New Jobs Increase in 1Q21; Uncertainty Remains

By MBN Staff | Thu, 04/15/2021 - 10:30

In 1Q21, the Mexican Social Security Institute (IMSS) reported a slight recovery in job creation with 251,977 more jobs than those created at the end of 2020 and four times the number reported in 1Q20 when just 61,501 jobs were created. However, the 251,977 jobs recovered remain below those reported by IMSS in 1Q19, when 269,143 jobs were created.

At the end of March 2021, IMSS reported 2.2 percent fewer jobs than in the same period in 2020 and 1.6 percent fewer than in 2019. Of these jobs, 85.6 percent are permanent and 14.4 percent are temporary. In March 2021, the number of registered jobs surpassed the 20 million mark, after January and February remained below this figure with 19.8 million and 19.9 million jobs.
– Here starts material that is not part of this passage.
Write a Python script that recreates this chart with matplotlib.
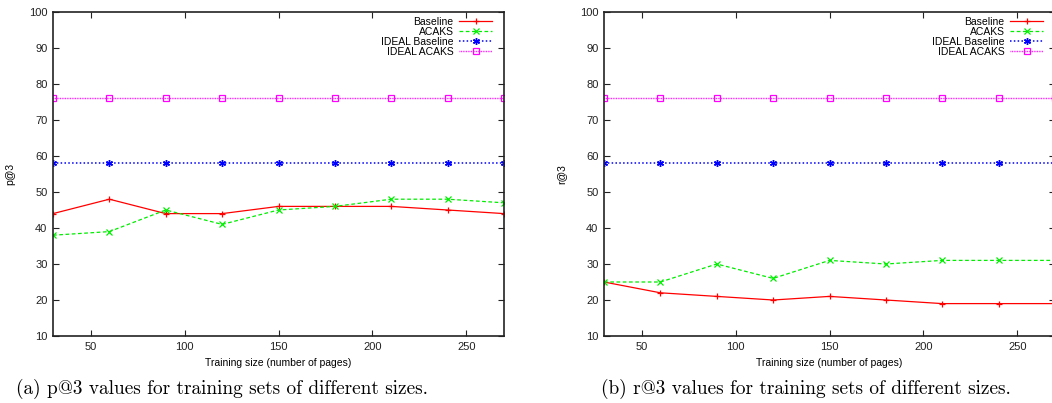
import matplotlib
matplotlib.use("Agg")
import matplotlib.pyplot as plt

plt.rcParams["font.family"] = ["Liberation Sans", "DejaVu Sans"]

sizes = [30, 60, 90, 120, 150, 180, 210, 240, 270]

# p@3
p_baseline = [44, 48, 44, 44, 46, 46, 46, 45, 44]
p_acaks = [38, 39, 45, 41, 45, 46, 48, 48, 47]
p_ideal_baseline = [58, 58, 58, 58, 58, 58, 58, 58, 58]
p_ideal_acaks = [76, 76, 76, 76, 76, 76, 76, 76, 76]

# r@3
r_baseline = [25, 22, 21, 20, 21, 20, 19, 19, 19]
r_acaks = [25, 25, 30, 26, 31, 30, 31, 31, 31]
r_ideal_baseline = [58, 58, 58, 58, 58, 58, 58, 58, 58]
r_ideal_acaks = [76, 76, 76, 76, 76, 76, 76, 76, 76]

series_names = ["Baseline", "ACAKS", "IDEAL Baseline", "IDEAL ACAKS"]
yticks = list(range(10, 101, 10))
xticks = [50, 100, 150, 200, 250]

captions = ["(a) p@3 values for training sets of different sizes.",
            "(b) r@3 values for training sets of different sizes."]

W, H = 1052, 403
fig = plt.figure(figsize=(W / 100, H / 100), dpi=100)


def draw(ax, vals, ylabel):
    base, acaks, ib, ia = vals
    ax.plot(sizes, base, color="#ff0000", lw=0.9, marker="+", ms=5, mew=0.9,
            label=series_names[0])
    ax.plot(sizes, acaks, color="#00ee00", lw=0.9, ls=(0, (3, 2)), marker="x", ms=4,
            mew=0.9, label=series_names[1])
    ax.plot(sizes, ib, color="#0000ff", lw=1.1, ls=(0, (1, 1.5)), marker=(6, 2, 0), ms=5,
            mew=1.0, label=series_names[2])
    ax.plot(sizes, ia, color="#ff00ff", lw=1.0, ls=(0, (0.6, 0.6)), marker="s", ms=4.5,
            mfc="none", mew=0.9, label=series_names[3])
    ax.set_xlim(30, 270)
    ax.set_ylim(10, 100)
    ax.set_xticks(xticks)
    ax.set_yticks(yticks)
    ax.tick_params(direction="in", top=True, right=True, labelsize=8, length=4,
                   width=0.8, colors="#222222", pad=4)
    for s in ax.spines.values():
        s.set_linewidth(1.2)
        s.set_color("#222222")
    ax.set_xlabel("Training size (number of pages)", fontsize=7.5, labelpad=5)
    ax.set_ylabel(ylabel, fontsize=7.5, labelpad=10)
    ax.legend(loc="upper right", bbox_to_anchor=(0.974, 0.985), frameon=False,
              markerfirst=False, fontsize=7.5, handlelength=3.2, handletextpad=0.5,
              labelspacing=0.0, borderpad=0, borderaxespad=0)


ax1 = fig.add_axes([53 / W, (H - 336) / H, 451 / W, 324 / H])
draw(ax1, [p_baseline, p_acaks, p_ideal_baseline, p_ideal_acaks], "p@3")

ax2 = fig.add_axes([604 / W, (H - 336) / H, 451 / W, 324 / H])
draw(ax2, [r_baseline, r_acaks, r_ideal_baseline, r_ideal_acaks], "r@3")

fig.text(222 / W, 1 - 389 / H, captions[0], ha="center", va="center", fontsize=13.9,
         family=["cmr10", "DejaVu Serif"])
fig.text(806 / W, 1 - 389 / H, captions[1], ha="center", va="center", fontsize=13.9,
         family=["cmr10", "DejaVu Serif"])

fig.savefig("out.png", dpi=100)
According to analysts consulted by El Financiero, the report confirms the economy's sluggish performance and the subdued recovery in employment. They also said that even with vaccination underway, this has not given companies more certainty.

More news below: 

  • As companies embrace digital transformation, their search for skilled staff intensifies. Ironhack trains those looking to join the tech sphere. “We tell companies that anyone in any position and in any area can develop technology skills. This is not only a great benefit for the employee not to lose their job, but it is also a great professional advancement that will boost engagement with the company”, told MBN Anahí Flores, Campus Manager of IronHack Mexico. 

  • The Chamber of Deputies approved early Wednesday morning reforms to the Federal Labour Law, the Social Security Law and the Infonavit Law, which seek to regulate outsourcing in the public and private sector. During the session, opposition legislators questioned the approval of the reform saying there was still no analysis of the budgetary impact it would have. The reform still needs to be approved by the Senate. 

  • Women from rural communities have been one of the most affected groups during the COVID-19 pandemic. Initiatives like The Hunger Project's "Sowing Opportunities: Right to Land and Gender Equality in the Mexican Countryside" are part of the programs that have been dedicated to helping this vulnerable sector. Read more about their action plans here. 

  • Due to the pandemic, 43 percent of Mexicans feel that their mental and emotional health has deteriorated, according to an Ipsos report released this week. In Latin America, Mexico is at the top of this ranking, followed by Chile and Peru. Globally, it ranks second, following Turkey.